Etant donné que, dans notre discipline, on aborde souvent les identités et la question de savoir d’où nous venons, j’ai commencé en 2018 à montrer systématiquement des sites de fouilles et des découvertes: ossements, dents, poteries, jarres et pierres tombales, têtes de momies et images satellites. Les légendes des photos contiennent des faits, des aperçus des méthodes et des manières de travailler des archéologues. J’associe beaucoup de mes articles à mon expérience personnelle, à la tension qui règne avant une fouille, au travail d’équipe pour éviter que la tente ne s’envole lors d’une tempête sibérienne. Ce concept a rapidement suscité un vif intérêt.

Aux Etats-Unis, la communication scientifique est presque attendue. Ici, nous n’en sommes pas vraiment là: on m’a fait remarquer qu’un chercheur sérieux ne faisait pas ‘ce genre de choses’ ou que mes informations étaient lacunaires. Mais pour moi, l'important est ailleurs: l’expérience subjective peut aider à ouvrir une première porte sur les thèmes scientifiques. L’un de mes posts qui ont eu le plus de résonance était un direct sur la restauration de momies de sel d’Iran. Près d’un millier de personnes l’ont suivi depuis et la vidéo a été regardée près de 100 000 fois. Rien de comparable à mes conférences publiques du soir à l’uni!» kr

Dina D. Pomeranz passe parfois au téléphone lorsque les choses deviennent trop compliquées et trop émotionnelles sur Twitter. | Photo: Florian Spring

«Cela me rappelle les discussions d’autrefois avec mes colocataires.»

Dina D. Pomeranz (46 ans), professeure d’économie, Université de Zurich
Commente sa spécialité sur Twitter, @DinaPomeranz, 68 000 followers

«Je suis probablement devenue chercheuse parce que le monde m’intéresse. J’aime Twitter pour la même raison. J’y apprends beaucoup de choses stimulantes et rencontre des gens que je n’aurais pas l’occasion de rencontrer dans le quotidien. Je suis souvent surprise de voir qu’autant de personnes s’intéressent à mes tweets. Même si cela me fait plaisir, je n’ai jamais eu pour but d’atteindre une large audience. Je tweete simplement ce qui me semble intéressant.

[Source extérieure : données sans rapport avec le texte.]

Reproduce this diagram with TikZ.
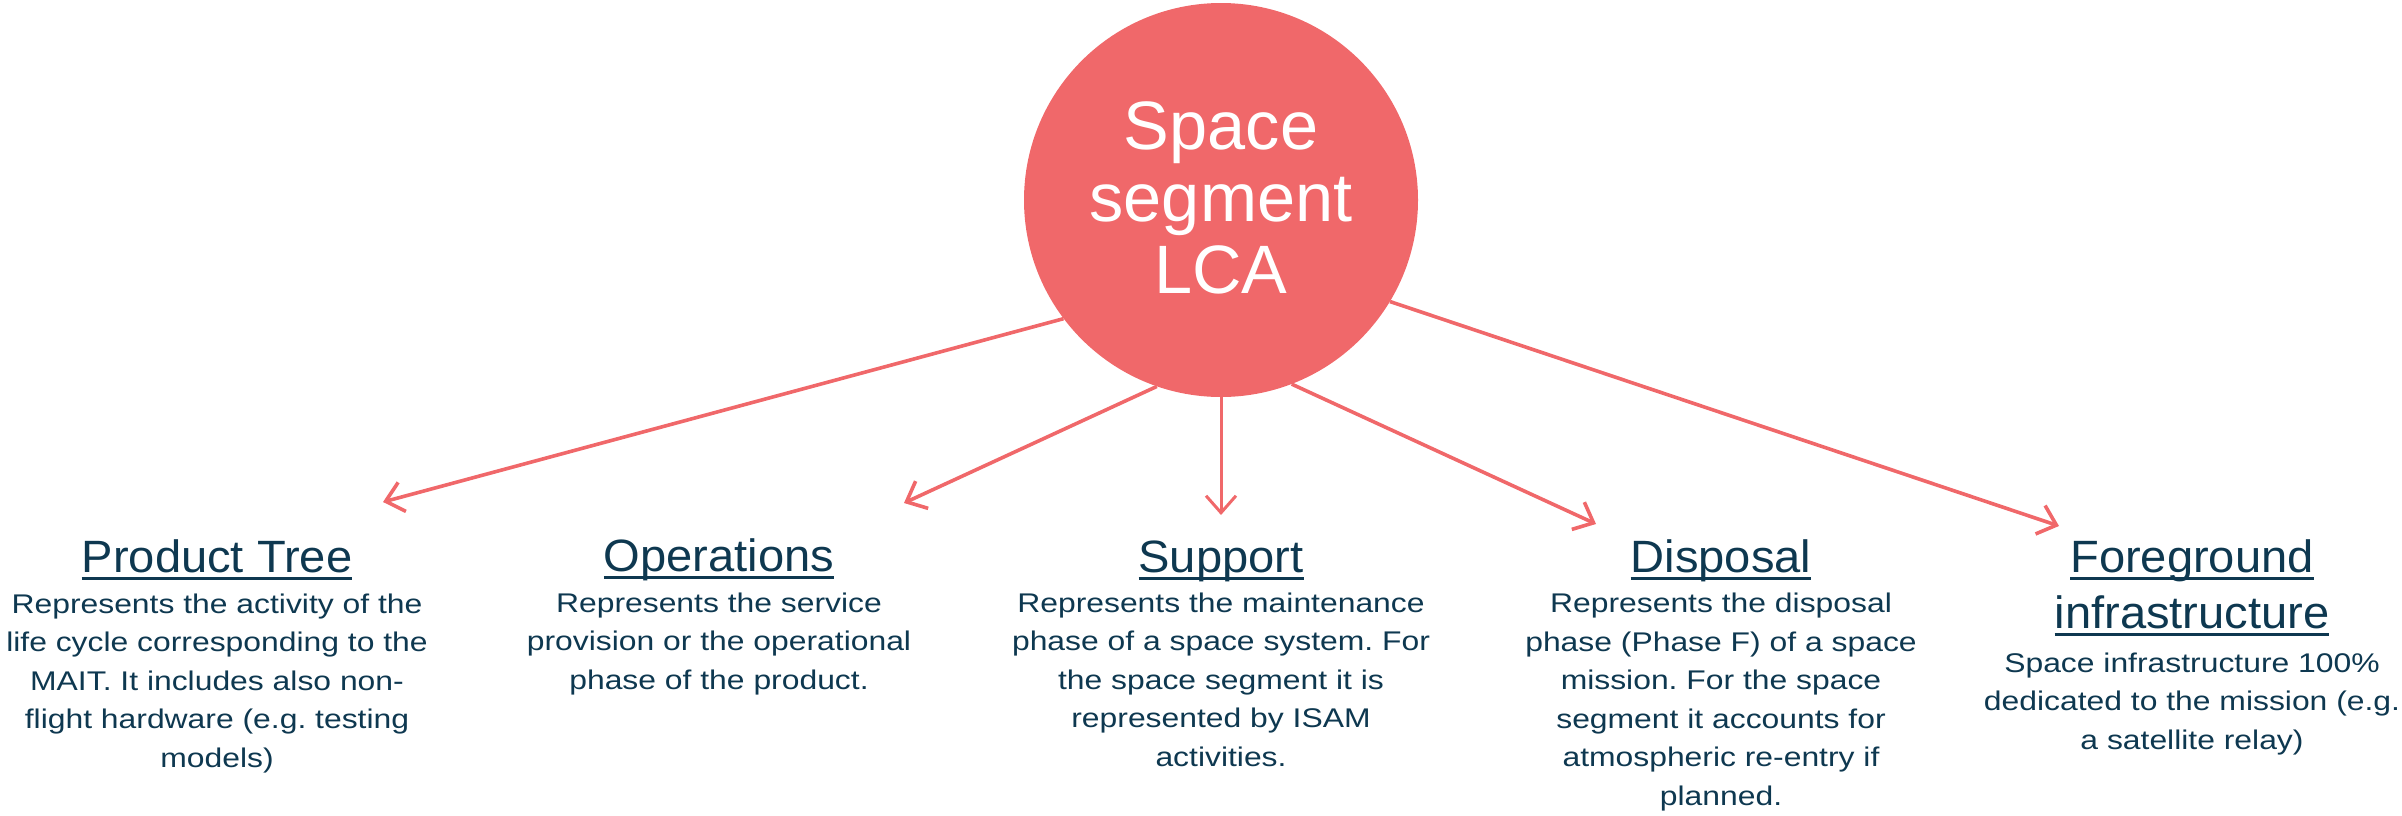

De manière générale, j’aime jeter des ponts entre diverses communautés, partager des connaissances et en discuter avec un public plus large. Twitter offre de nombreuses opportunités à cet égard. Tout cela me rappelle les discussions que nous avions autrefois autour de la table de la cuisine de la colocation pendant nos études. On peut s’asseoir avec les autres, juste écouter ou participer à la discussion, et aussi partir à tout moment.

Il est important de garder à l’esprit que Twitter est facultatif, même lors de débats animés. Quand ils deviennent compliqués ou émotionnels, je trouve souvent utile de passer aux messages directs ou au téléphone pour trouver un terrain d’entente. A plusieurs reprises, lorsque la discussion était intense, j’ai ensuite rencontré les gens en personne. Cela a donné lieu à des échanges très constructifs et à des rencontres enrichissantes.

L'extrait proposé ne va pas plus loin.